The court heard it was alleged that half an hour later the youth, now using an e-scooter, circled around another woman, also a foreign national, on Talbot Street. It would be the State’s case he tried to take her phone, opened his jacket and she saw he had a knife.

Defence solicitor Roy O’Neill argued that the non-murder charges were separate isolated incidents and should not be transferred to the higher court but kept in the Children’s Court.

He submitted that the prosecution’s intention for them be included in the murder trial in the Central Criminal Court as one case was to blacken the character of the accused and to create a rampage with a number of events.

In reply, State solicitor Mairead White argued that the matters were connected and there was a pattern.

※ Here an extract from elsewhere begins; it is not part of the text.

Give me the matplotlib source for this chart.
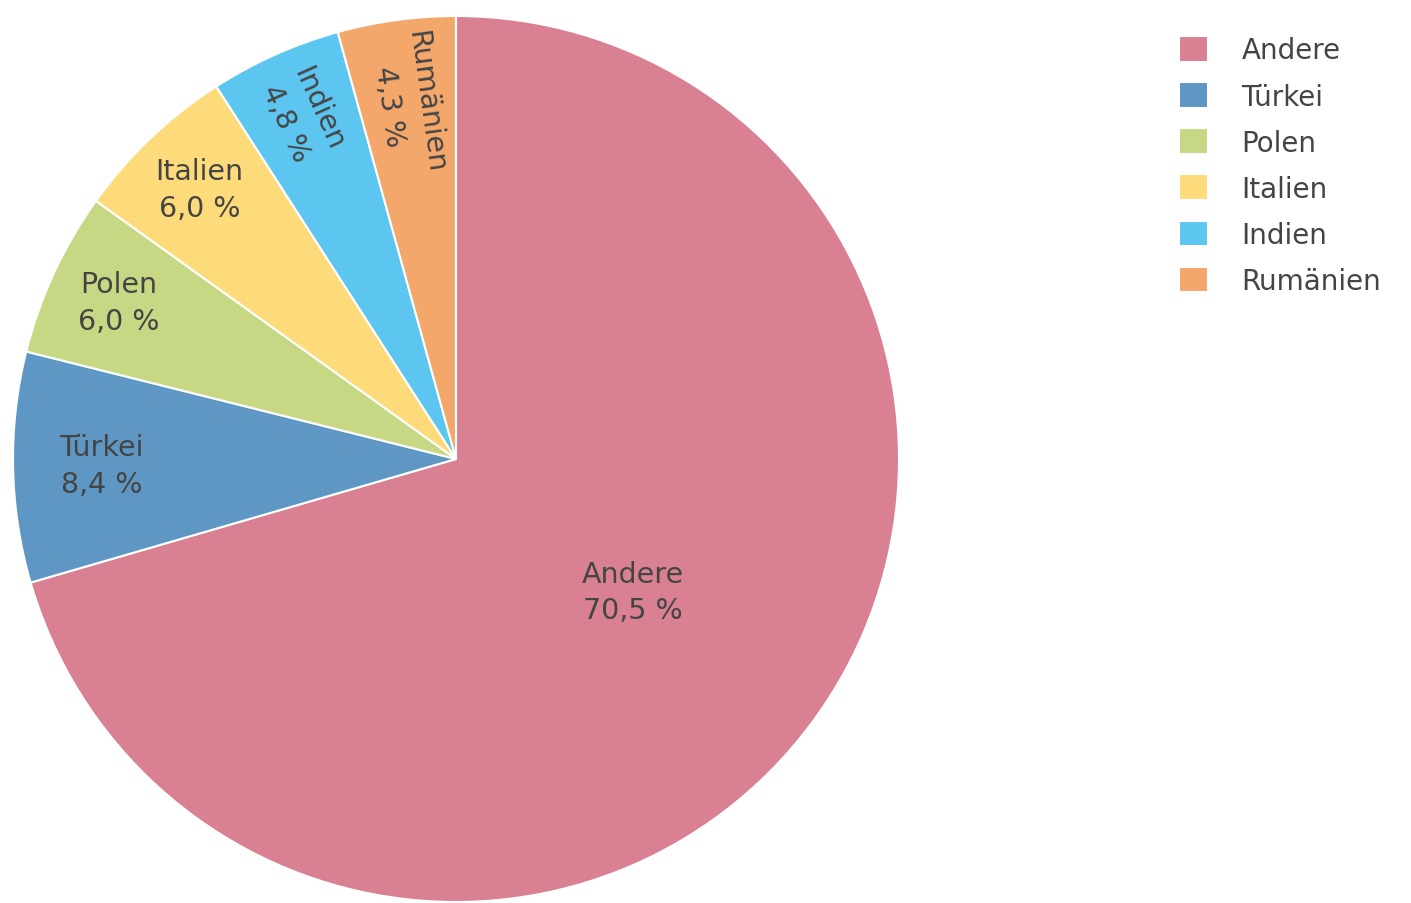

Judge Brennan said he was satisfied the State had made a very cogent argument and he refused jurisdiction on these charges, meaning they will be part of the same book of evidence and trial as the murder allegation.

The boy, who was accompanied to court by his mother, remained silent throughout the proceedings. He was remanded in custody to appear again in two weeks after he refused to consent to a four-week adjournment which was sought by the prosecution.

The court heard that the book of evidence is at an advanced stage. The teen has not yet indicated how he will plead.